╭──

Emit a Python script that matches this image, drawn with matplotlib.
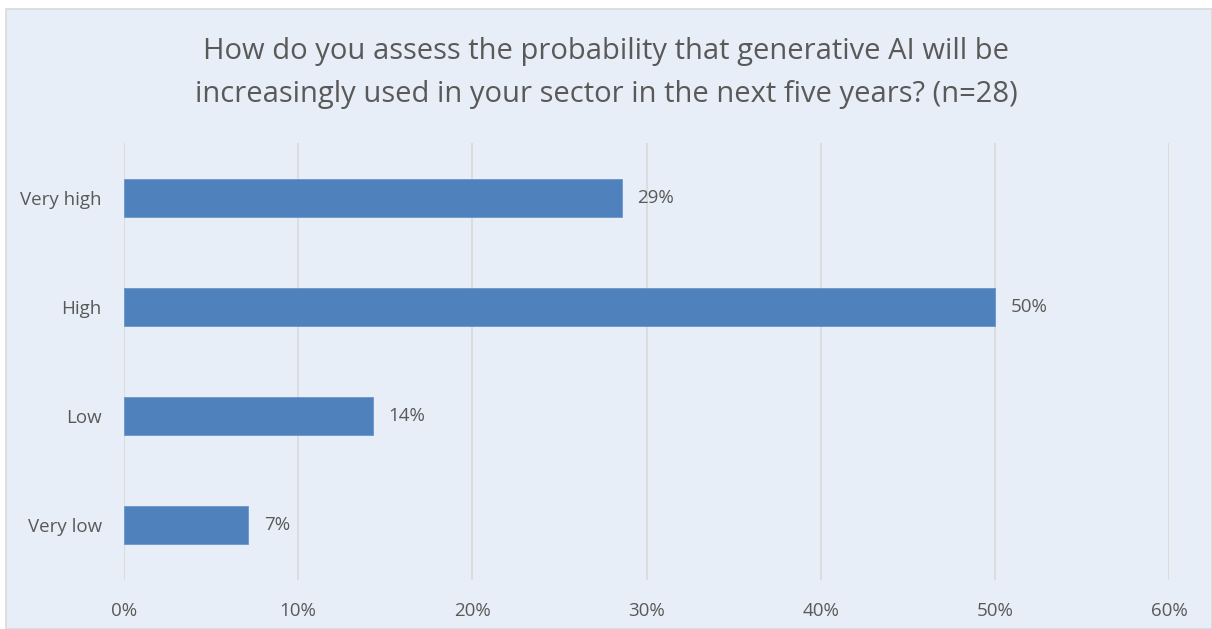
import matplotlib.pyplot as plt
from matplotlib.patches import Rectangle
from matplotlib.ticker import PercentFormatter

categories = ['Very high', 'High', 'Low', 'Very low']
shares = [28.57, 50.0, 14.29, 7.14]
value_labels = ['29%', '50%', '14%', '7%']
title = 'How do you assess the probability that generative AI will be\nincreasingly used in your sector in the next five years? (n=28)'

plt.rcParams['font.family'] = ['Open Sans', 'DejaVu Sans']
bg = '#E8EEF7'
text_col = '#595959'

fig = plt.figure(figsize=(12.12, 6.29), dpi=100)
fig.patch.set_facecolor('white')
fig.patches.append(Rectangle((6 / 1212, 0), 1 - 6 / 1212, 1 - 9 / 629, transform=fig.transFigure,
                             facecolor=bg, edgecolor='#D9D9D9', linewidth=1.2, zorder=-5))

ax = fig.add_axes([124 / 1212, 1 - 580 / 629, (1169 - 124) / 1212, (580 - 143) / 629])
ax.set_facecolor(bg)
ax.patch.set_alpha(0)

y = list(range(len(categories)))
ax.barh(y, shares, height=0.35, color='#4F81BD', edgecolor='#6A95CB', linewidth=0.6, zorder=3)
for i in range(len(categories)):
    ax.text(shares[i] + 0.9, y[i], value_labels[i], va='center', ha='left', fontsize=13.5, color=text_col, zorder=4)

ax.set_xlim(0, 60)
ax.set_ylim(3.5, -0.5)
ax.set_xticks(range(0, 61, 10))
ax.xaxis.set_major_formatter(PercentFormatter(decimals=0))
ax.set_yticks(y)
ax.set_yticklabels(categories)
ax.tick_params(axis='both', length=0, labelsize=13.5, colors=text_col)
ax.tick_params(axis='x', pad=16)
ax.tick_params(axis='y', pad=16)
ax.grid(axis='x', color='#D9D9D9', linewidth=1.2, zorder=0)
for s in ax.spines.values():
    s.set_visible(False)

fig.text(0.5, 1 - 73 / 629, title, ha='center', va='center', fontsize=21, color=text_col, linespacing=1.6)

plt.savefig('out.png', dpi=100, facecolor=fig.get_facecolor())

╰──

Given problem - Begin at the first line of the material and copy each line exactly through the one containing "text_col = '#595959'". Omit pictures.

The output -
Emit a Python script that matches this image, drawn with matplotlib.
import matplotlib.pyplot as plt
from matplotlib.patches import Rectangle
from matplotlib.ticker import PercentFormatter

categories = ['Very high', 'High', 'Low', 'Very low']
shares = [28.57, 50.0, 14.29, 7.14]
value_labels = ['29%', '50%', '14%', '7%']
title = 'How do you assess the probability that generative AI will be\nincreasingly used in your sector in the next five years? (n=28)'

plt.rcParams['font.family'] = ['Open Sans', 'DejaVu Sans']
bg = '#E8EEF7'
text_col = '#595959'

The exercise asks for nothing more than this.